Mon, Jun 15, 2015 - Page 8 News List

Politicians must boost investment

By Lin Chia-cheng 林嘉誠

The four big players behind the nation’s investments, the government, private business, foreign capital and state-owed enterprises, have pulled back from putting money into Taiwan, causing local investment to sputter out. Annual investment by state-owned enterprises has dipped below NT$200 billion (US$6.4 billion) for the first time in 10 years, government-run public construction funds for next year have still not reached 10 percent of the national budget, foreign capital has drifted elsewhere and Taiwanese companies are moving overseas.

Anyone with a basic understanding of the economy knows the economic implications behind investment. The multiplier effect of investment is the primary component of GDP, and it represents the economic climate and has an impact on employment, real income levels and the future of the nation’s development. Government construction projects play a pivotal role in national infrastructure and during times of economic downturn, they can be used as an important fiscal tool at the government’s disposal to boost demand.

Public infrastructure has become more integrated and demand for construction projects has weakened. In addition, government financial indicators have reached a critical point, as borrowing is approaching its legal limit. The government’s budget is fraught with structural problems, with legal expenditures at an estimated 70 percent, pushing public works down on the list of priorities.

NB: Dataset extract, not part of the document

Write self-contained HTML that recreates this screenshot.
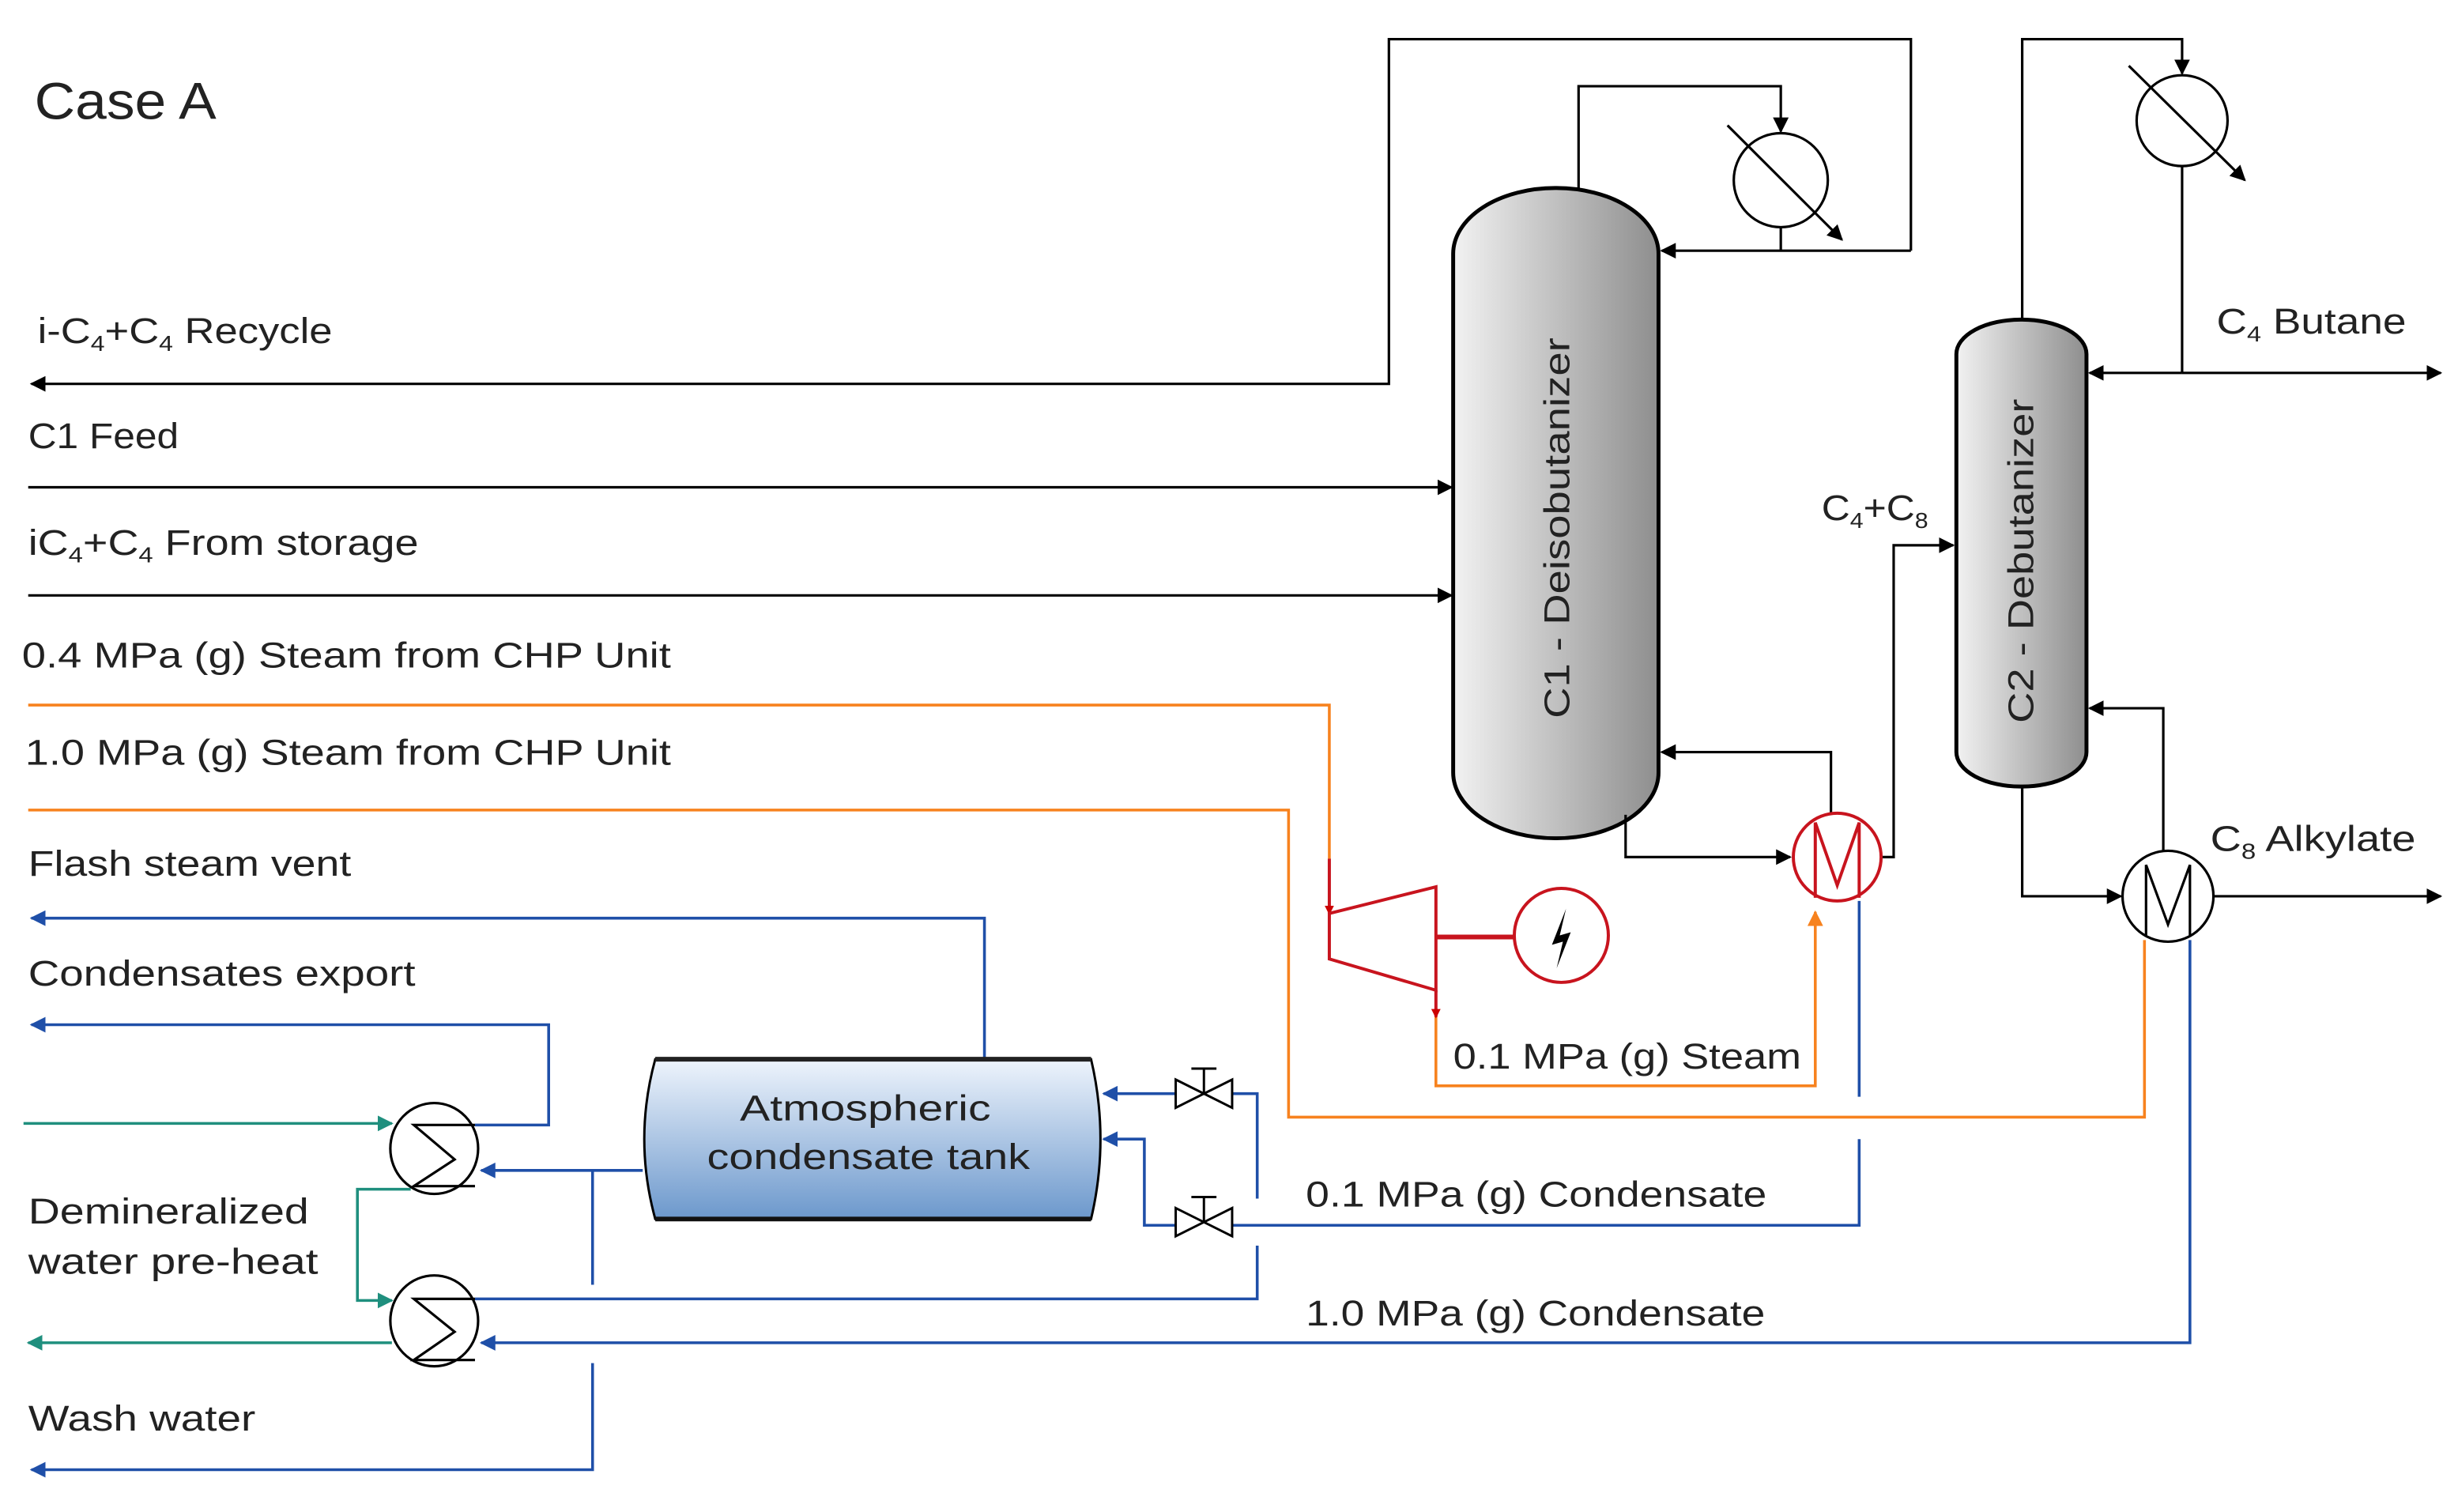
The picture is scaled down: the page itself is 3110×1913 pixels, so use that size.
<!DOCTYPE html>
<html><head><meta charset="utf-8"><style>
html,body{margin:0;padding:0;background:#fff}
svg{display:block}
text{font-family:"Liberation Sans",sans-serif;fill:#222}
</style></head><body>
<svg width="3110" height="1913" viewBox="0 0 1568 965" preserveAspectRatio="none" xmlns="http://www.w3.org/2000/svg">
<defs>
<linearGradient id="g" x1="0" x2="1" y1="0" y2="0"><stop offset="0" stop-color="#f2f2f2"/><stop offset="1" stop-color="#8e8e8e"/></linearGradient>
<linearGradient id="b" x1="0" x2="0" y1="0" y2="1"><stop offset="0" stop-color="#eef4fc"/><stop offset="1" stop-color="#6c98cc"/></linearGradient>
<marker id="ak" markerWidth="10" markerHeight="10" refX="9" refY="5" orient="auto" markerUnits="userSpaceOnUse"><path d="M0,0 L10,5 L0,10 Z" fill="#000"/></marker>
<marker id="ab" markerWidth="10" markerHeight="10" refX="9" refY="5" orient="auto" markerUnits="userSpaceOnUse"><path d="M0,0 L10,5 L0,10 Z" fill="#1f4fa8"/></marker>
<marker id="at" markerWidth="10" markerHeight="10" refX="9" refY="5" orient="auto" markerUnits="userSpaceOnUse"><path d="M0,0 L10,5 L0,10 Z" fill="#1f8f7e"/></marker>
<marker id="ao" markerWidth="10" markerHeight="10" refX="9" refY="5" orient="auto" markerUnits="userSpaceOnUse"><path d="M0,0 L10,5 L0,10 Z" fill="#f7821e"/></marker>
<marker id="ar" markerWidth="6" markerHeight="6" refX="5" refY="3" orient="auto" markerUnits="userSpaceOnUse"><path d="M0,0 L6,3 L0,6 Z" fill="#c00"/></marker>
</defs>
<text x="22" y="76" font-size="33" textLength="116" lengthAdjust="spacingAndGlyphs">Case A</text>

<!-- columns -->
<rect x="927" y="120" width="131" height="415" rx="65" ry="42" fill="url(#g)" stroke="#000" stroke-width="2.5"/>
<text transform="translate(1001,337) rotate(-90)" text-anchor="middle" font-size="23" textLength="243" lengthAdjust="spacingAndGlyphs">C1 - Deisobutanizer</text>
<rect x="1248" y="204" width="83" height="298" rx="41" ry="22" fill="url(#g)" stroke="#000" stroke-width="2.5"/>
<text transform="translate(1297,358) rotate(-90)" text-anchor="middle" font-size="23" textLength="207" lengthAdjust="spacingAndGlyphs">C2 - Debutanizer</text>

<g fill="none" stroke="#000" stroke-width="1.6">
<polyline points="1007,120 1007,55 1136,55 1136,84" marker-end="url(#ak)"/>
<polyline points="1219,160 1060,160" marker-end="url(#ak)"/>
<line x1="1136" y1="145" x2="1136" y2="160"/>
<polyline points="1219,160 1219,25 886,25 886,245 20,245" marker-end="url(#ak)"/>
<circle cx="1136" cy="115" r="30"/>
<line x1="1102" y1="80" x2="1175" y2="153" marker-end="url(#ak)"/>
<polyline points="1290,204 1290,25 1392,25 1392,47" marker-end="url(#ak)"/>
<circle cx="1392" cy="77" r="29"/>
<line x1="1358" y1="42" x2="1432" y2="115" marker-end="url(#ak)"/>
<line x1="1392" y1="106" x2="1392" y2="238"/>
<line x1="1392" y1="238" x2="1333" y2="238" marker-end="url(#ak)"/>
<line x1="1392" y1="238" x2="1557" y2="238" marker-end="url(#ak)"/>
<line x1="18" y1="311" x2="926" y2="311" marker-end="url(#ak)"/>
<line x1="18" y1="380" x2="926" y2="380" marker-end="url(#ak)"/>
<polyline points="1037,520 1037,547 1142,547" marker-end="url(#ak)"/>
<polyline points="1168,520 1168,480 1060,480" marker-end="url(#ak)"/>
<polyline points="1200,547 1208,547 1208,348 1246,348" marker-end="url(#ak)"/>
<polyline points="1290,502 1290,572 1353,572" marker-end="url(#ak)"/>
<line x1="1412" y1="572" x2="1557" y2="572" marker-end="url(#ak)"/>
<polyline points="1380,543 1380,452 1333,452" marker-end="url(#ak)"/>
<circle cx="1383" cy="572" r="29"/>
<polyline points="1369,598 1369,552 1383,590 1397,552 1397,598"/>
</g>

<g fill="none" stroke="#f7821e" stroke-width="1.8">
<polyline points="18,450 848,450 848,548"/>
<polyline points="18,517 822,517 822,713 1368,713 1368,600"/>
<polyline points="916,648 916,693 1158,693 1158,582" marker-end="url(#ao)"/>
</g>
<g fill="none" stroke="#c8141e" stroke-width="2">
<line x1="848" y1="548" x2="848" y2="583" marker-end="url(#ar)"/>
<polygon points="848,583 916,566 916,632 848,612"/>
<line x1="916" y1="632" x2="916" y2="649" marker-end="url(#ar)"/>
<line x1="916" y1="598" x2="966" y2="598" stroke-width="3"/>
<circle cx="996" cy="597" r="30"/>
<circle cx="1172" cy="547" r="28"/>
<polyline points="1158,573 1158,525 1172,565 1186,525 1186,573"/>
</g>
<path d="M999,580 L990,603 L997,601 L993,618 L1002,595 L995,597 Z" fill="#000"/>

<g fill="none" stroke="#1f4fa8" stroke-width="1.8">
<polyline points="628,676 628,586 20,586" marker-end="url(#ab)"/>
<polyline points="303,718 350,718 350,654 20,654" marker-end="url(#ab)"/>
<line x1="410" y1="747" x2="307" y2="747" marker-end="url(#ab)"/>
<line x1="378" y1="747" x2="378" y2="820"/>
<polyline points="378,870 378,938 20,938" marker-end="url(#ab)"/>
<line x1="1186" y1="575" x2="1186" y2="700"/>
<polyline points="1186,727 1186,782 786,782"/>
<polyline points="750,782 730,782 730,727 704,727" marker-end="url(#ab)"/>
<line x1="750" y1="698" x2="704" y2="698" marker-end="url(#ab)"/>
<polyline points="786,698 802,698 802,765"/>
<polyline points="802,795 802,829 303,829"/>
<polyline points="1397,600 1397,857 307,857" marker-end="url(#ab)"/>
</g>
<g fill="none" stroke="#000" stroke-width="1.5">
<path d="M750,689 L786,707 L786,689 L750,707 Z M768,698 L768,682 M760,682 L776,682"/>
<path d="M750,771 L786,789 L786,771 L750,789 Z M768,780 L768,764 M760,764 L776,764"/>
</g>
<g fill="none" stroke="#1f8f7e" stroke-width="1.8">
<line x1="15" y1="717" x2="250" y2="717" marker-end="url(#at)"/>
<polyline points="262,759 228,759 228,830 250,830" marker-end="url(#at)"/>
<line x1="250" y1="857" x2="18" y2="857" marker-end="url(#at)"/>
</g>
<g fill="none" stroke="#000" stroke-width="1.6">
<ellipse cx="277" cy="733" rx="28" ry="29"/>
<polyline points="303,718 264,718 290,740 264,757 303,757"/>
<ellipse cx="277" cy="843" rx="28" ry="29"/>
<polyline points="303,829 264,829 290,850 264,868 303,868"/>
</g>
<path d="M418,676 L696,676 Q708,727 696,778 L418,778 Q404,727 418,676 Z" fill="url(#b)" stroke="#000" stroke-width="1.5"/>
<line x1="418" y1="676" x2="696" y2="676" stroke="#222" stroke-width="3"/>
<line x1="418" y1="778" x2="696" y2="778" stroke="#111" stroke-width="3"/>
<text x="472" y="715" font-size="23" textLength="160" lengthAdjust="spacingAndGlyphs">Atmospheric</text>
<text x="451" y="746" font-size="23" textLength="206" lengthAdjust="spacingAndGlyphs">condensate tank</text>

<g font-size="23">
<text x="24" y="219" textLength="188" lengthAdjust="spacingAndGlyphs">i-C<tspan font-size="14" dy="5">4</tspan><tspan dy="-5">+C</tspan><tspan font-size="14" dy="5">4</tspan><tspan dy="-5"> Recycle</tspan></text>
<text x="18" y="286" textLength="96" lengthAdjust="spacingAndGlyphs">C1 Feed</text>
<text x="18" y="354" textLength="249" lengthAdjust="spacingAndGlyphs">iC<tspan font-size="14" dy="5">4</tspan><tspan dy="-5">+C</tspan><tspan font-size="14" dy="5">4</tspan><tspan dy="-5"> From storage</tspan></text>
<text x="14" y="426" textLength="414" lengthAdjust="spacingAndGlyphs">0.4 MPa (g)  Steam from CHP Unit</text>
<text x="16" y="488" textLength="412" lengthAdjust="spacingAndGlyphs">1.0 MPa (g)  Steam from CHP Unit</text>
<text x="18" y="559" textLength="206" lengthAdjust="spacingAndGlyphs">Flash steam vent</text>
<text x="18" y="629" textLength="247" lengthAdjust="spacingAndGlyphs">Condensates export</text>
<text x="18" y="781" textLength="179" lengthAdjust="spacingAndGlyphs">Demineralized</text>
<text x="18" y="813" textLength="185" lengthAdjust="spacingAndGlyphs">water pre-heat</text>
<text x="18" y="913" textLength="145" lengthAdjust="spacingAndGlyphs">Wash water</text>
<text x="927" y="682" textLength="222" lengthAdjust="spacingAndGlyphs">0.1 MPa (g) Steam</text>
<text x="833" y="770" textLength="294" lengthAdjust="spacingAndGlyphs">0.1 MPa (g) Condensate</text>
<text x="833" y="846" textLength="293" lengthAdjust="spacingAndGlyphs">1.0 MPa (g) Condensate</text>
<text x="1162" y="332" textLength="68" lengthAdjust="spacingAndGlyphs">C<tspan font-size="14" dy="5">4</tspan><tspan dy="-5">+C</tspan><tspan font-size="14" dy="5">8</tspan></text>
<text x="1414" y="213" textLength="121" lengthAdjust="spacingAndGlyphs">C<tspan font-size="14" dy="5">4</tspan><tspan dy="-5"> Butane</tspan></text>
<text x="1410" y="543" textLength="131" lengthAdjust="spacingAndGlyphs">C<tspan font-size="14" dy="5">8</tspan><tspan dy="-5"> Alkylate</tspan></text>
</g>
</svg>
</body></html>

Areas of the government’s public works budget need review and reform. For example, maintaining an annual growth rate of a minimum 5 percent while comprising at least 10 percent of the total budget, review procedures are not comprehensive, implementation must be improved, and performance evaluations are a mere formality. There are many unused venues, criticized transportation projects and abandoned industrial parks. The government’s financial resources are overstretched, causing a decline in public construction spending. Measures such as awarding private-sector collaboration and cooperation between the central government and local governments to bring added value to several sectors require further investigation to improve effectiveness.

Build-operate-transfer projects, such as the Taipei Dome, and the high-speed rail system financial reform case have been misunderstood by the public due to ineffective communication by government departments. Contractors are hesitant, and collusion between government and industry has resulted in public distrust of the governments intentions.

Not only do people have limited knowledge of central and local governments’ cross-sector value-added policies, but at the end of last year, when the leadership of local governments changed, some policies by the National Development Council were overturned by local governments. Yunlin County and Kaohsiung want to pass their own regulations, while central and local governments are cooperating to increase value across different sectors. However, the public misunderstands the situation completely.

Investment by state-owned enterprises has shown a downturn. Such enterprises have revolving funds and apart from central government subsidies, they can raise funds or issue debt on their own. A tightened national budget usually has no effect on investments by state-owned enterprises. Many state-owned enterprises are utility companies in industries such as hydro-electricity, oil, natural gas and public transportation. The four-year public works investment plan, worth NT$500 billion, targeted at boosting the economy, and the “12 i-Taiwan projects,” initiated after the 2008 financial crisis, all had an impact on investment in state-owned enterprises.